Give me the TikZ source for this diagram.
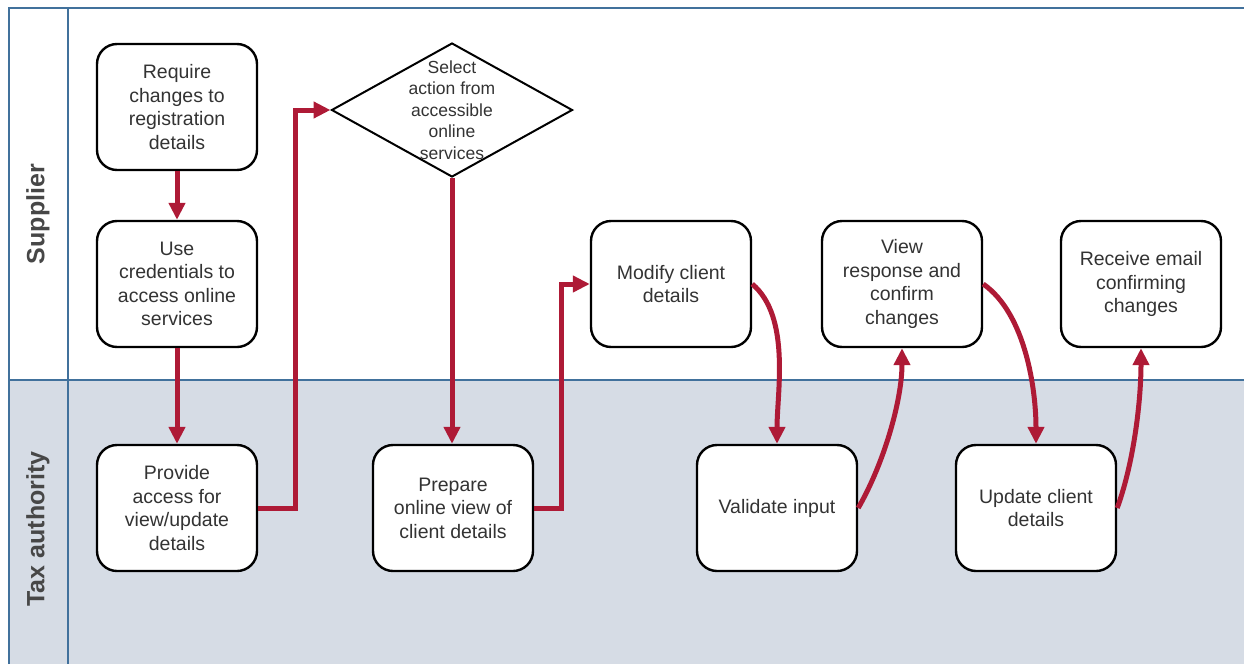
\documentclass[tikz,border=0pt]{standalone}
\usepackage{fontspec}
\setmainfont{Liberation Sans}
\usetikzlibrary{arrows.meta,shapes.geometric}
\definecolor{laneblue}{HTML}{41719C}
\definecolor{lanefill}{HTML}{D6DCE5}
\definecolor{flowred}{HTML}{AE1A36}
\definecolor{txtgray}{HTML}{333333}

\begin{document}
\begin{tikzpicture}[x=1pt,y=-1pt,
  task/.style={draw=black,line width=2.4pt,rounded corners=20pt,fill=white,
    minimum width=160pt,minimum height=126pt,align=center,text=txtgray,
    font=\fontsize{19.5}{23.5}\selectfont},
  flow/.style={draw=flowred,line width=5pt,-{Triangle[length=17pt,width=16pt]}},
  lanelabel/.style={rotate=90,font=\fontsize{25}{30}\selectfont\bfseries,text=black!72}]
\useasboundingbox (0,0) rectangle (1244,664);
\fill[lanefill] (9,380) rectangle (1244,664);
\draw[laneblue,line width=1.3pt] (9,664) -- (9,8) -- (1244,8);
\draw[laneblue,line width=1.3pt] (68,8) -- (68,664);
\draw[laneblue,line width=1.3pt] (9,380) -- (1244,380);
\node[lanelabel] (supplier) at (38,214) {Supplier};
\node[lanelabel] (taxauth) at (38,529) {Tax authority};

\node[task] (b1) at (177,107) {Require\\changes to\\registration\\details};
\node[task] (b2) at (177,284) {Use\\credentials to\\access online\\services};
\node[task] (b3) at (177,508) {Provide\\access for\\view/update\\details};
\node[draw=black,line width=2pt,diamond,minimum width=241pt,minimum height=134pt,
  inner sep=0pt,fill=white] (sel) at (452,110) {};
\node[font=\fontsize{17.5}{21.5}\selectfont,text=txtgray,align=center] (seltext)
  at (sel.center) {Select\\action from\\accessible\\online\\services};
\node[task] (b4) at (453,508) {Prepare\\online view of\\client details};
\node[task] (b5) at (671,284) {Modify client\\details};
\node[task] (b6) at (777,508) {Validate input};
\node[task] (b7) at (902,284) {View\\response and\\confirm\\changes};
\node[task] (b8) at (1036,508) {Update client\\details};
\node[task] (b9) at (1141,284) {Receive email\\confirming\\changes};

\draw[flow] (b1) -- (b2);
\draw[flow] (b2) -- (b3);
\draw[flow] (b3.east) -- ++(37,0) |- (sel.west);
\draw[flow] (sel.south) -- (sel.south |- b4.north);
\draw[flow] (b4.east) -- ++(27,0) |- (b5.west);
\draw[flow] (b5.east) to[out=-40,in=90,looseness=0.8] (b6.north);
\draw[flow] (b6.east) to[out=60,in=-90,looseness=0.8] (b7.south);
\draw[flow] (b7.east) to[out=-35,in=90,looseness=0.8] (b8.north);
\draw[flow] (b8.east) to[out=70,in=-90,looseness=0.8] (b9.south);
\end{tikzpicture}
\end{document}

· · · ·

Print the data above verbatim from the first line through the line holding "(taxauth) at (38,529)", leaving every picture out.

**RESULT**.
Give me the TikZ source for this diagram.
\documentclass[tikz,border=0pt]{standalone}
\usepackage{fontspec}
\setmainfont{Liberation Sans}
\usetikzlibrary{arrows.meta,shapes.geometric}
\definecolor{laneblue}{HTML}{41719C}
\definecolor{lanefill}{HTML}{D6DCE5}
\definecolor{flowred}{HTML}{AE1A36}
\definecolor{txtgray}{HTML}{333333}

\begin{document}
\begin{tikzpicture}[x=1pt,y=-1pt,
  task/.style={draw=black,line width=2.4pt,rounded corners=20pt,fill=white,
    minimum width=160pt,minimum height=126pt,align=center,text=txtgray,
    font=\fontsize{19.5}{23.5}\selectfont},
  flow/.style={draw=flowred,line width=5pt,-{Triangle[length=17pt,width=16pt]}},
  lanelabel/.style={rotate=90,font=\fontsize{25}{30}\selectfont\bfseries,text=black!72}]
\useasboundingbox (0,0) rectangle (1244,664);
\fill[lanefill] (9,380) rectangle (1244,664);
\draw[laneblue,line width=1.3pt] (9,664) -- (9,8) -- (1244,8);
\draw[laneblue,line width=1.3pt] (68,8) -- (68,664);
\draw[laneblue,line width=1.3pt] (9,380) -- (1244,380);
\node[lanelabel] (supplier) at (38,214) {Supplier};
\node[lanelabel] (taxauth) at (38,529) {Tax authority};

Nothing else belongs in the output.